Question: Have a look at the output in the console. What is the relationship between time_on_social and polit_attitude? Can you reject the null hypothesis? Was your hypothesis supported? What does the ‘df’ value tell you about the sample size? Why is it that number?

Add your answers to the questions above as a comment to your code.

5.7.2 Activity - correlation using base R syntax

The cor.test() function not only accepts formulas, but also base R syntax. In base R syntax, we specify the two variables to be correlated using the x= and y= arguments.

To specify the x= and y= arguments, we will need to use the $ operator as we did in Section 3.7.1.

Complete the following code in your script and run it to check you get the same output as when you ran a correlation test using the formula method.

Use the code from Section 3.7.1 as a guide, if you need.

cor.test(x = social_media_attitude$..., 
         y = social_media_attitude$..., use = "complete.obs")

Which method should I use? It will largely come down to your preference. You might prefer to think about the correlation in terms of your x variable and your y variable, or the formula may make more sense to you. The great thing about coding is that you can use the solution that suits you best.

5.8 Writing up results and conclusions

Now lets have a go at writing up the results of the correlation that we have conducted:

Results: A pearson correlation was performed to evaluate the relationship between political attitude and time spent on social media. It was found that there was a strong positive correlation between political attitude and time spent on social media ($r$(56) = .51, $p$ < .01).

5.8.1 Activity - Correlation for the other pair of variables

Now, run the correlation analysis for the other pair of variables that shared a linear relationship. I know we haven’t told you which one it is, so make a guess and ask your tutor if you are not sure.

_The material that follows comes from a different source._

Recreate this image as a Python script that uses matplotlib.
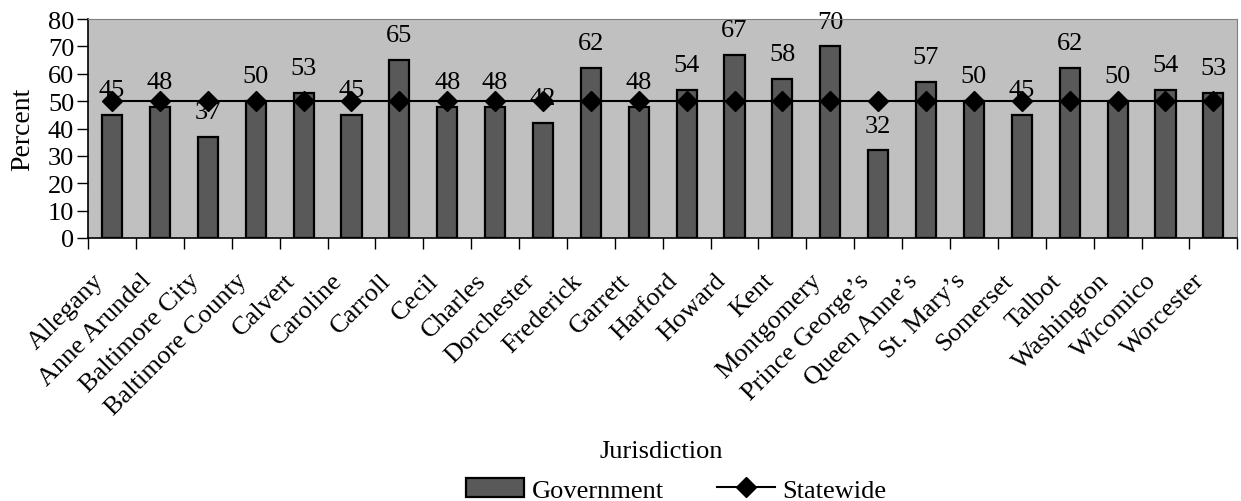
import numpy as np
import matplotlib.pyplot as plt
from matplotlib.transforms import ScaledTranslation

plt.rcParams['font.family'] = ['Liberation Serif', 'DejaVu Serif']

jurisdictions = ["Allegany", "Anne Arundel", "Baltimore City", "Baltimore County",
                 "Calvert", "Caroline", "Carroll", "Cecil", "Charles", "Dorchester",
                 "Frederick", "Garrett", "Harford", "Howard", "Kent", "Montgomery",
                 "Prince George\u2019s", "Queen Anne\u2019s", "St. Mary\u2019s", "Somerset",
                 "Talbot", "Washington", "Wicomico", "Worcester"]
government = [45, 48, 37, 50, 53, 45, 65, 48, 48, 42, 62, 48, 54, 67, 58, 70,
              32, 57, 50, 45, 62, 50, 54, 53]
statewide = [50] * len(jurisdictions)

x = np.arange(len(jurisdictions))

fig = plt.figure(figsize=(12.41, 5.02), dpi=100)
ax = fig.add_axes([0.071, 0.524, 0.926, 0.436])
ax.set_facecolor('#c0c0c0')

bars = ax.bar(x, government, width=0.42, color='#595959', edgecolor='black',
              linewidth=1.6, label='Government', zorder=2)
line, = ax.plot(x, statewide, color='black', linewidth=1.5, marker='D', markersize=10.5,
                label='Statewide', zorder=3)

# value labels sit under the statewide markers
for xi, v in zip(x, government):
    ax.annotate(str(v), (xi, v), xytext=(0, 10), textcoords='offset points',
                ha='center', va='bottom', fontsize=19, zorder=2.5)

ax.set_xlim(-0.5, len(jurisdictions) - 0.5)
ax.set_ylim(0, 80)
ax.set_yticks(range(0, 81, 10))
ax.set_xticks(x)
ax.set_xticklabels(jurisdictions, rotation=45, ha='right', rotation_mode='anchor',
                   fontsize=19)
ax.set_xticks(np.arange(-0.5, len(jurisdictions), 1), minor=True)
ax.tick_params(axis='x', which='major', length=0, pad=8)
ax.tick_params(axis='x', which='minor', length=8, width=1, direction='out')
ax.tick_params(axis='y', length=8, width=1, direction='out', labelsize=19, pad=2)

# push the slanted names down-left along their own direction
shift = ScaledTranslation(-0.2, -0.2, fig.dpi_scale_trans)
for tick in ax.xaxis.get_major_ticks():
    tick.label1.set_transform(tick.label1.get_transform() + shift)

for side in ['top', 'right']:
    ax.spines[side].set_color('#808080')
ax.spines['left'].set_linewidth(1.2)
ax.spines['bottom'].set_linewidth(1.2)

ax.set_ylabel('Percent', fontsize=20, labelpad=9)
fig.text(0.533, 0.1, 'Jurisdiction', ha='center', va='center', fontsize=19)

fig.legend(handles=[bars, line], loc='center', bbox_to_anchor=(0.545, 0.022), ncol=2,
           frameon=False, fontsize=19, handlelength=2.2, columnspacing=2,
           handletextpad=0.3)

fig.savefig('out.png', dpi=100)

Copy and paste the code you wrote earlier for the correlation analysis into your script, from first using the cor() function, up to performing the statistical test of $\mathrm{H_o}$. Amend the code so that it runs a correlation analysis on the other pair of variables that shared a linear relationship. Run your code and interpret the results.

5.9 You are Free!

Well done folks, you have survived another computing tutorial! Next lesson we will be conducting linear regression on this data, so well done you for saving your data set.

Figure 5.2: This is you now

5.10 ⭐ Bonus exercises

5.10.1 Bonus Activity - A closer look at subscales

We created a composite score for political attitude by combining 3 subscales. But what do we know about each of the subscales?

Can you take the social_media_attitude data frame and plot the data for each of the 3 subscales: polit_informed, polit_campaign and polit_activism?

There is always inspiration available at the R Graph Gallery.

5.10.2 Bonus Activity - Urban vs Rural Correlations

Would you expect the correlation between political attitude and time spent on social media to be the same for urban and rural participants? We can answer that!

Can you take the social_media_attitude use the group_by() and summarise() functions to build a set of pipes where you take the social_media_attitude data frame, and the result is separate correlation coefficient values ($r$) between the time_on_social and polit_attitude variables for Urban and Rural participants?

Check how you previously used the summarise() and group_by() functions for clues!

5.10.3 Bonus Activity - Correlation Matrix

Sometimes it`s helpful to see all the correlation coefficients for all the variables that you are interested in at once.

Can you use the select() and cor() function to create a pipe that takes the social_media_attitude data frame, and that produces a correlation matrix that shows the correlations between all the variables you are interested in?

Important info make sure to only pick continuous variables, if not you will likely wind up down a garden path of nefarious errors.

This might be a tricky one. You could ask your favourite LLM for help, and then test and comment on the answer.

Do the correlation values match what you would expect? What else do you notice about the correlation matrix?